I already mentioned that an increase in fan noise of 4.4 dbA was no small change, but to apply this to users AFTER reviews have been live and purchases have been made seems kind of crazy.  Clearly AMD was worried enough about the potential PR damage of the "Hawaii variability" issue that they were willing to adjust base settings of both the R9 290X and R9 290 post-launch.  Some users will likely appreciate the "free" performance while others will wonder why their PC just got louder after a driver update. 

Seeing R9 290X cards that were only running at fan speeds of 1850 RPM, which is 16% lower than what AMD wants us to believe they had planned, shows either a dramatic hardware variation or a lack of QA process to catch this before hand.  If that is true, then at this point AMD would have had to look for a new maximum fan speed for each GPU that would be universal on all cards yet still allow even the worst GPUs (from a binning perspective) to meet the expectations of consumers and media for sustained clock speeds.  As a result, the new fan speed would have to EXCEED the fan speed of the best case graphics cards (like our press sample appeared to be) in order to "bring up the rear" of cards that have high leakage GPUs. 

The result?  A fan speed RPM target of 2650 for R9 290s and 2200 for R9 290X. 

The first major issue I have with these changes is that AMD claims this driver simply removes fan speed variations by normalizing them to 2650 RPM (and 2200 RPM on the R9 290X).  But fan speeds on the R9 290 were never actually seen running at 2650 RPM on either the press samples or any retail samples (I am using a data set larger than my own thanks to friends in the media).  Not a single person that I referenced for this article saw fan speeds at 2650 RPM on the R9 290.  And no one ever saw fan speeds at 2200 RPM on the R9 290X.  And this is with a total sample size of about 12 units. (Correction: we now have data from 19 total R9 290X boards and 6 total R9 290 boards.)

So, based on my data, AMD wasn't normalizing anything.

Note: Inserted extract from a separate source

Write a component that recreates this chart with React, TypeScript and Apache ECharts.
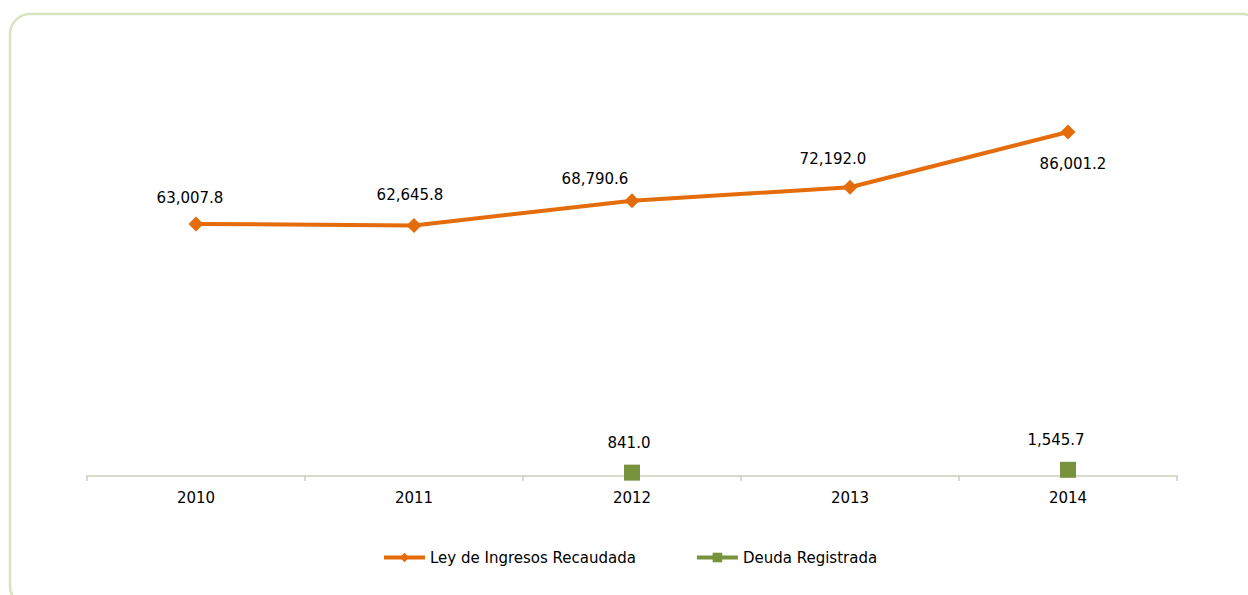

Instead, they are raising the fan speed across the entire field.  When I contacted AMD for feedback on this though they were adamant that my sample size was not large enough to make a general assertion about the performance of the Hawaii GPUs.  In their testing, which is based on "thousands" of graphics cards, they claim there were indeed seeing fans at RPMs higher than 2650 on the R9 290 and higher than 2200 on the R9 290X.

At the end of the day, this doesn't change much for consumers though it does mean that reviewers like myself need to spend some time contemplating a reevaluation of the R9 290 and R9 290X in the AMD product stack.  Does the added noise or power draw of the Hawaii cards change our view on recommendations?  Or does the added performance make up for those changes?  I will be looking into these areas more closely over the next several days by my first reaction is that this change is only going to affect the landscape minimally. 

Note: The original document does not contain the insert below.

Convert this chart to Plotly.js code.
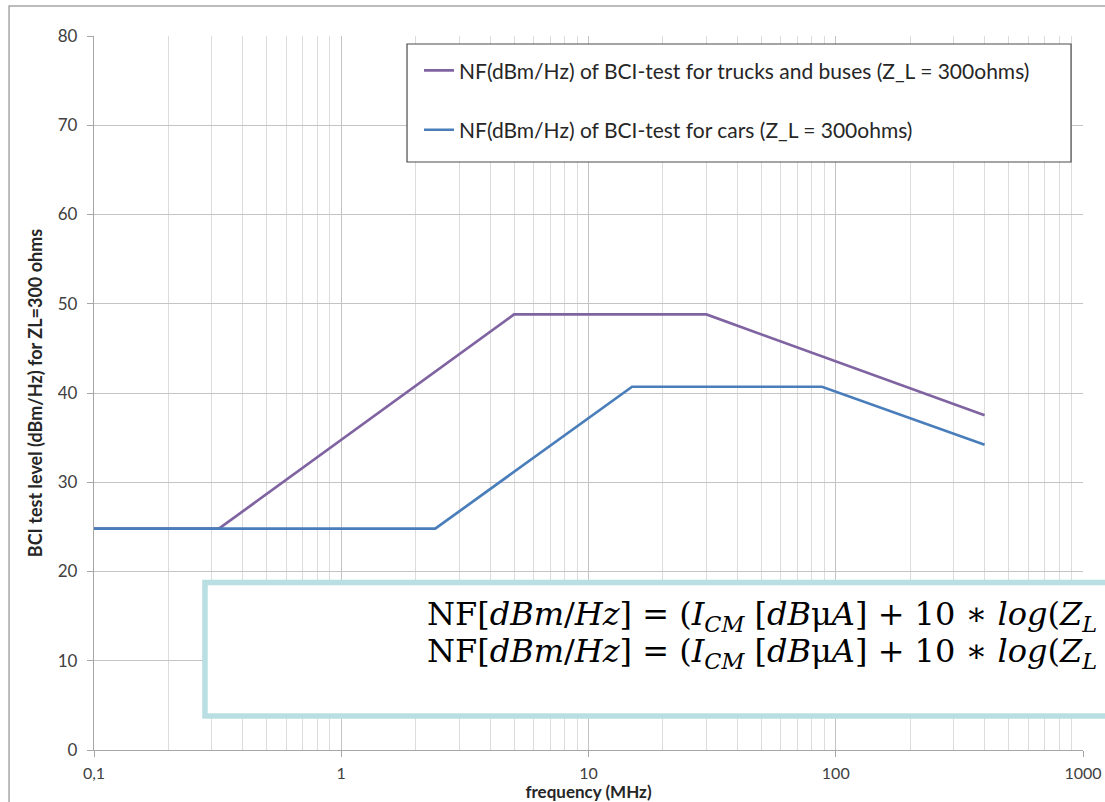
<!DOCTYPE html>
<html>
<head>
<meta charset="utf-8">
<script src="https://cdn.plot.ly/plotly-3.0.1.min.js"></script>
<style>
  html, body { margin: 0; padding: 0; background: #ffffff; }
  #chart { width: 1105px; height: 802px; }
</style>
</head>
<body>
<div id="chart"></div>
<script>
// ---- data ----
const freqTrucks = [0.1, 0.32, 5, 30, 400];
const nfTrucks   = [24.8, 24.8, 48.8, 48.8, 37.5];
const freqCars   = [0.1, 2.4, 15, 88, 400];
const nfCars     = [24.8, 24.8, 40.7, 40.7, 34.2];

const nameTrucks = 'NF(dBm/Hz) of BCI-test for trucks and buses (Z_L = 300ohms)';
const nameCars   = 'NF(dBm/Hz) of BCI-test for cars (Z_L = 300ohms)';

const xTickVals  = [0.1, 1, 10, 100, 1000];
const xTickText  = ['0,1', '1', '10', '100', '1000'];
const xMinorVals = [0.2,0.3,0.4,0.5,0.6,0.7,0.8,0.9,
                    2,3,4,5,6,7,8,9,
                    20,30,40,50,60,70,80,90,
                    200,300,400,500,600,700,800,900];
const yTickVals  = [0, 10, 20, 30, 40, 50, 60, 70, 80];

const eqLine = 'NF[<i>dBm</i>/<i>Hz</i>] = (<i>I</i><sub><i>CM</i></sub> [<i>dB</i>μ<i>A</i>] + 10 ∗ <i>log</i>(<i>Z</i><sub><i>L</i></sub>';

const FONT = 'Lato, "Open Sans", sans-serif';
const EQFONT = '"DejaVu Serif", "Liberation Serif", serif';

const traces = [
  { x: freqTrucks, y: nfTrucks, name: nameTrucks, type: 'scatter', mode: 'lines',
    legendgroup: 'g1', line: { color: '#8064a2', width: 2.7 } },
  { x: freqCars, y: nfCars, name: nameCars, type: 'scatter', mode: 'lines',
    legendgroup: 'g2', line: { color: '#4a7ebb', width: 2.7 } }
];

const layout = {
  width: 1105, height: 802,
  margin: { l: 94, r: 22, t: 36, b: 52 },
  paper_bgcolor: '#ffffff', plot_bgcolor: '#ffffff',
  font: { family: FONT, size: 17, color: '#404040' },
  showlegend: true,
  legend: {
    x: 0.3286, y: 0.98, xanchor: 'left', yanchor: 'top',
    bgcolor: 'rgba(0,0,0,0)', borderwidth: 0,
    font: { family: FONT, size: 21, color: '#262626' },
    tracegroupgap: 29, itemwidth: 30
  },
  xaxis: {
    type: 'log', range: [-1, 3],
    tickmode: 'array', tickvals: xTickVals, ticktext: xTickText,
    ticks: 'outside', ticklen: 6, tickcolor: '#a6a6a6', tickwidth: 1,
    showgrid: true, gridcolor: '#c4c4c4', gridwidth: 1,
    minor: { tickmode: 'array', tickvals: xMinorVals, showgrid: true, gridcolor: '#dcdcdc', gridwidth: 1, ticks: '' },
    showline: true, linecolor: '#a6a6a6', linewidth: 1.2,
    zeroline: false, ticklabelstandoff: 3,
    tickfont: { family: FONT, size: 16, color: '#404040' },
    title: { text: '<b>frequency (MHz)</b>', font: { family: FONT, size: 17, color: '#262626' }, standoff: 1 }
  },
  yaxis: {
    range: [0, 80], tickmode: 'array', tickvals: yTickVals,
    ticks: 'outside', ticklen: 6, tickcolor: '#a6a6a6',
    showgrid: true, gridcolor: '#c4c4c4', gridwidth: 1,
    showline: true, linecolor: '#a6a6a6', linewidth: 1.2,
    zeroline: false, ticklabelstandoff: 6,
    tickfont: { family: FONT, size: 17, color: '#404040' },
    title: { text: '<b>BCI test level (dBm/Hz) for ZL=300 ohms</b>', font: { family: FONT, size: 18, color: '#262626' }, standoff: 10 }
  },
  shapes: [
    // outer chart border
    { type: 'rect', xref: 'paper', yref: 'paper', x0: -0.0859, x1: 1.06, y0: -0.12, y1: 1.042,
      line: { color: '#a6a6a6', width: 1.5 }, fillcolor: 'rgba(0,0,0,0)', layer: 'below' },
    // legend box
    { type: 'rect', xref: 'paper', yref: 'paper', x0: 0.3165, x1: 0.9879, y0: 0.8235, y1: 0.9888,
      line: { color: '#4a4a4a', width: 1.2 }, fillcolor: '#ffffff', layer: 'above' },
    // equation box
    { type: 'rect', xref: 'paper', yref: 'paper', x0: 0.1122, x1: 1.1, y0: 0.0476, y1: 0.2346,
      line: { color: '#b9dfe2', width: 5.5 }, fillcolor: '#ffffff', layer: 'above' }
  ],
  annotations: [
    { xref: 'paper', yref: 'paper', x: 0.3347, y: (750 - 616) / 714, xanchor: 'left', yanchor: 'middle',
      text: eqLine, showarrow: false, font: { family: EQFONT, size: 32, color: '#000000' } },
    { xref: 'paper', yref: 'paper', x: 0.3347, y: (750 - 653) / 714, xanchor: 'left', yanchor: 'middle',
      text: eqLine, showarrow: false, font: { family: EQFONT, size: 32, color: '#000000' } }
  ]
};

Plotly.newPlot('chart', traces, layout, { displayModeBar: false, staticPlot: true });
</script>
</body>
</html>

AMD again deserves some credit for reacting quickly to the media's concerns over this problem, and the company insists they were aware of the variance issues for "a couple weeks" and were already working on a fix.  Things just got accelerated a bit when outlets started questioning results in the field.

It does leave the impression that AMD has been playing this whole launch by ear rather than implementing a well laid out plan from day one.  That doesn't make the Radeon R9 290 or the Radeon R9 290X any more or less impressive of a graphics card though, which is why our recommendations from our recent reviews will stand. 

UPDATE: This driver is now publicly available on AMD.com.